# 1980's Marshall 4X12 G12-65's $600 Someone grab this , great price !



## Louis (Apr 26, 2008)

He also has Hiwatts , a 50 and a 100 watt









Kijiji - Buy, Sell & Save with Canada's #1 Local Classifieds


Visit Kijiji Classifieds to buy, sell, or trade almost anything! New and used items, cars, real estate, jobs, services, vacation rentals and more virtually anywhere.




www.kijiji.ca


----------



## Budda (May 29, 2007)

Is that a great price? Sold mine for $400 on here lol.


----------



## tdotrob (Feb 24, 2019)

That is a nice price. They go for more nowadays. Id super triple check the speakers though lots of those cabs have the 260 watt badge and g12m-70 speakers in em.


----------



## Roryfan (Apr 19, 2010)

G12-65s in good condition go for north of $200/ea. G12M70s, not so much.


----------



## tdotrob (Feb 24, 2019)

Roryfan said:


> G12-65s in good condition go for north of $200/ea. G12M70s, not so much.


I bought a 1933 1x12 with a 65 watt plate that the store told me over the phone has the original 65 but had a 70. I had an extra 65 here so no biggie but it took me like 3 months to give the g12m-70 away


----------



## Louis (Apr 26, 2008)

He's too far from where I live but I'd take it in a heartbeat if it wasn't for distance ,
anyone needs a Hiwatt , he says he's got two , they might be cheap also if he priced them
the same way he did for the cab !


----------



## tdotrob (Feb 24, 2019)

Thanks for the link, my parents live in Port Elgin and my dad loves going to look at gear.

I’ve never found an A cab locally to go with my much abused 800B


----------



## Permanent Waves (Jun 2, 2020)

Like everything else, they seem to have gone up in recent years.
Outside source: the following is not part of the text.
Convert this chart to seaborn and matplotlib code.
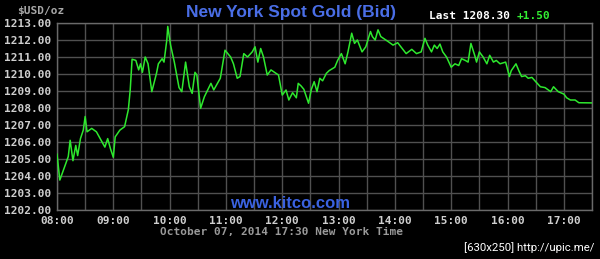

L&M is listing then for $1300 new, so that pushes the price up.
I have an identical one from 1987, but in near mint condition. I can't match it with the new ones since they only switch between 4 and 16 Ohms.
Are the older ones worth more? Are they from the "good plywood era"???


----------



## tdotrob (Feb 24, 2019)

People like the g1265 speakers I don’t think anything to do with good plywood.


----------



## Louis (Apr 26, 2008)

tdotrob said:


> Thanks for the link, my parents live in Port Elgin and my dad loves going to look at gear.
> 
> I’ve never found an A cab locally to go with my much abused 800B


Send the Dad out for a drive !


----------



## Louis (Apr 26, 2008)

tdotrob said:


> People like the g1265 speakers I don’t think anything to do with good plywood.


They are awesome speakers , nice low mid bark !


----------



## Budda (May 29, 2007)

Great speakers! The buyer tried to flip mine for the cost of the cab, dunno if he was successful. They were supposed to be worth something then too, but i needed $ for the Orange.


----------



## gtrguy (Jul 6, 2006)

My favorite speaker for a Marshall. I’ve had my early 80’s B can since the mid 90’s and it’s the last cab I’ll let go of out of my three 1960B cabs. I also have a mid 70’s with G12M Greenbacks and a “Handwired” with the Heritage G12H speakers. The JCM800 is definitely the best sounding of the three to my ear.


----------



## Roryfan (Apr 19, 2010)

Seller informed me that they are G12T75s


----------



## Louis (Apr 26, 2008)

Roryfan said:


> Seller informed me that they are G12T75s


Ah Jeez !! Too bad


----------



## colchar (May 22, 2010)

The Hiwatts don't seem to be listed so I guess they are gone. I would have been all over one if the price was right.


----------